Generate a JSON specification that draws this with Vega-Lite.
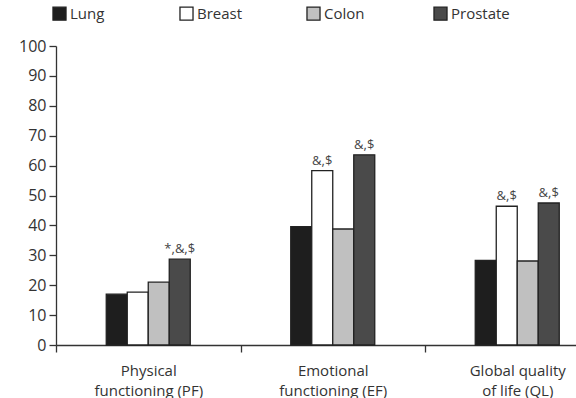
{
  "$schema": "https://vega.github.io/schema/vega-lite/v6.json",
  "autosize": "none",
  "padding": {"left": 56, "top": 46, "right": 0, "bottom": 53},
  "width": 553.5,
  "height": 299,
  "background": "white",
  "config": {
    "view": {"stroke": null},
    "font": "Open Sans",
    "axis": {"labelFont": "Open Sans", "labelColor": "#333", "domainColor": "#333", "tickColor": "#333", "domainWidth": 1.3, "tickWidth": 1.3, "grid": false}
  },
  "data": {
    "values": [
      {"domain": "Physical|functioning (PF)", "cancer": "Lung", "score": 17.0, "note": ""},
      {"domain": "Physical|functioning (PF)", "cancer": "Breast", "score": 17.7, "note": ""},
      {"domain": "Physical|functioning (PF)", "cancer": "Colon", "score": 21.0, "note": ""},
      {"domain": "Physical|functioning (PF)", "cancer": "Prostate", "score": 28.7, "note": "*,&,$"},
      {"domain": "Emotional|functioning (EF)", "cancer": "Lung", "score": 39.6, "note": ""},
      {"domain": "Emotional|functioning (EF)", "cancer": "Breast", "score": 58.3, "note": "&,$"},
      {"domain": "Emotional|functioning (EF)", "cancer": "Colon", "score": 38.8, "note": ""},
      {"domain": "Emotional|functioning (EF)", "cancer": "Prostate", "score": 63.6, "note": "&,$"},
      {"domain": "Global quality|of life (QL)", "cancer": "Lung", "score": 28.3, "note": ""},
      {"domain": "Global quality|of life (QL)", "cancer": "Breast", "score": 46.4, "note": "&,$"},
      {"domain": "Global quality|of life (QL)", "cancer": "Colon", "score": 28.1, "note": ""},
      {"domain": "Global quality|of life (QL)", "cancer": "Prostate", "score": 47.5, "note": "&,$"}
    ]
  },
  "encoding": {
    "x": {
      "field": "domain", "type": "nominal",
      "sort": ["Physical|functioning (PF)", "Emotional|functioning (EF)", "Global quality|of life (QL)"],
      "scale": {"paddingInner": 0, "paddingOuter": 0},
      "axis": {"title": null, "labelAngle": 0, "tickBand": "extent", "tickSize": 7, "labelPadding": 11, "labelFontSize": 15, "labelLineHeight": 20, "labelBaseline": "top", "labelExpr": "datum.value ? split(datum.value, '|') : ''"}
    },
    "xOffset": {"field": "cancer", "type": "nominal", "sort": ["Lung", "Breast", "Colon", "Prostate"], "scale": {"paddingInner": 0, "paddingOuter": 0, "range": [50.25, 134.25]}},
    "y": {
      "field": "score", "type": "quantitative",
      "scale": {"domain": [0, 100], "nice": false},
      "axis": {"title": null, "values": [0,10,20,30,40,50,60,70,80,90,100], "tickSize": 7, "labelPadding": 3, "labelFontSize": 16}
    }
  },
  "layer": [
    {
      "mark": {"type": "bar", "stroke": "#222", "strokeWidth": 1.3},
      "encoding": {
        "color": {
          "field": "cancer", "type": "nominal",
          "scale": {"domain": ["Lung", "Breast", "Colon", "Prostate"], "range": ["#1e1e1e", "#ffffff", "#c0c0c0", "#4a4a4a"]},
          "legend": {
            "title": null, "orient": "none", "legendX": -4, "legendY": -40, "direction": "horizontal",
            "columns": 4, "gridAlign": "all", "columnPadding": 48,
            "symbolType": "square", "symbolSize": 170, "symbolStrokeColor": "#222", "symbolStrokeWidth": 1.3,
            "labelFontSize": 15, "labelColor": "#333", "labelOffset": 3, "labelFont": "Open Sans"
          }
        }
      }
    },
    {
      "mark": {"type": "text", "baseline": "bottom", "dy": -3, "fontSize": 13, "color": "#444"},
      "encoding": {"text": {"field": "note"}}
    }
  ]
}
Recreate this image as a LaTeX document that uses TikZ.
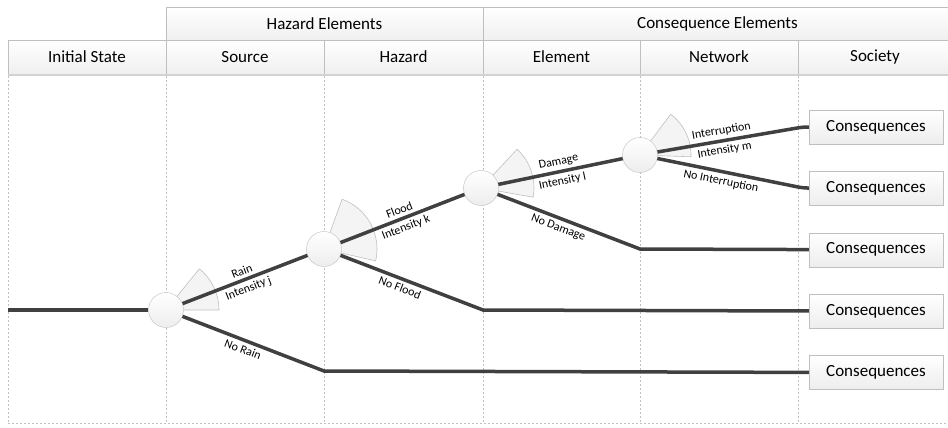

* _Exercise directions_: Reproduce the material word for word, minus the images.

* _Result of the task_:
Generate a JSON specification that draws this with Vega-Lite.
{
  "$schema": "https://vega.github.io/schema/vega-lite/v6.json",
  "autosize": "none",
  "padding": {"left": 56, "top": 46, "right": 0, "bottom": 53},
  "width": 553.5,
  "height": 299,
  "background": "white",
  "config": {
    "view": {"stroke": null},
    "font": "Open Sans",
    "axis": {"labelFont": "Open Sans", "labelColor": "#333", "domainColor": "#333", "tickColor": "#333", "domainWidth": 1.3, "tickWidth": 1.3, "grid": false}
  },
  "data": {
    "values": [
      {"domain": "Physical|functioning (PF)", "cancer": "Lung", "score": 17.0, "note": ""},
      {"domain": "Physical|functioning (PF)", "cancer": "Breast", "score": 17.7, "note": ""},
      {"domain": "Physical|functioning (PF)", "cancer": "Colon", "score": 21.0, "note": ""},
      {"domain": "Physical|functioning (PF)", "cancer": "Prostate", "score": 28.7, "note": "*,&,$"},
      {"domain": "Emotional|functioning (EF)", "cancer": "Lung", "score": 39.6, "note": ""},
      {"domain": "Emotional|functioning (EF)", "cancer": "Breast", "score": 58.3, "note": "&,$"},
      {"domain": "Emotional|functioning (EF)", "cancer": "Colon", "score": 38.8, "note": ""},
      {"domain": "Emotional|functioning (EF)", "cancer": "Prostate", "score": 63.6, "note": "&,$"},
      {"domain": "Global quality|of life (QL)", "cancer": "Lung", "score": 28.3, "note": ""},
      {"domain": "Global quality|of life (QL)", "cancer": "Breast", "score": 46.4, "note": "&,$"},
      {"domain": "Global quality|of life (QL)", "cancer": "Colon", "score": 28.1, "note": ""},
      {"domain": "Global quality|of life (QL)", "cancer": "Prostate", "score": 47.5, "note": "&,$"}
    ]
  },
  "encoding": {
    "x": {
      "field": "domain", "type": "nominal",
      "sort": ["Physical|functioning (PF)", "Emotional|functioning (EF)", "Global quality|of life (QL)"],
      "scale": {"paddingInner": 0, "paddingOuter": 0},
      "axis": {"title": null, "labelAngle": 0, "tickBand": "extent", "tickSize": 7, "labelPadding": 11, "labelFontSize": 15, "labelLineHeight": 20, "labelBaseline": "top", "labelExpr": "datum.value ? split(datum.value, '|') : ''"}
    },
    "xOffset": {"field": "cancer", "type": "nominal", "sort": ["Lung", "Breast", "Colon", "Prostate"], "scale": {"paddingInner": 0, "paddingOuter": 0, "range": [50.25, 134.25]}},
    "y": {
      "field": "score", "type": "quantitative",
      "scale": {"domain": [0, 100], "nice": false},
      "axis": {"title": null, "values": [0,10,20,30,40,50,60,70,80,90,100], "tickSize": 7, "labelPadding": 3, "labelFontSize": 16}
    }
  },
  "layer": [
    {
      "mark": {"type": "bar", "stroke": "#222", "strokeWidth": 1.3},
      "encoding": {
        "color": {
          "field": "cancer", "type": "nominal",
          "scale": {"domain": ["Lung", "Breast", "Colon", "Prostate"], "range": ["#1e1e1e", "#ffffff", "#c0c0c0", "#4a4a4a"]},
          "legend": {
            "title": null, "orient": "none", "legendX": -4, "legendY": -40, "direction": "horizontal",
            "columns": 4, "gridAlign": "all", "columnPadding": 48,
            "symbolType": "square", "symbolSize": 170, "symbolStrokeColor": "#222", "symbolStrokeWidth": 1.3,
            "labelFontSize": 15, "labelColor": "#333", "labelOffset": 3, "labelFont": "Open Sans"
          }
        }
      }
    },
    {
      "mark": {"type": "text", "baseline": "bottom", "dy": -3, "fontSize": 13, "color": "#444"},
      "encoding": {"text": {"field": "note"}}
    }
  ]
}
Recreate this image as a LaTeX document that uses TikZ.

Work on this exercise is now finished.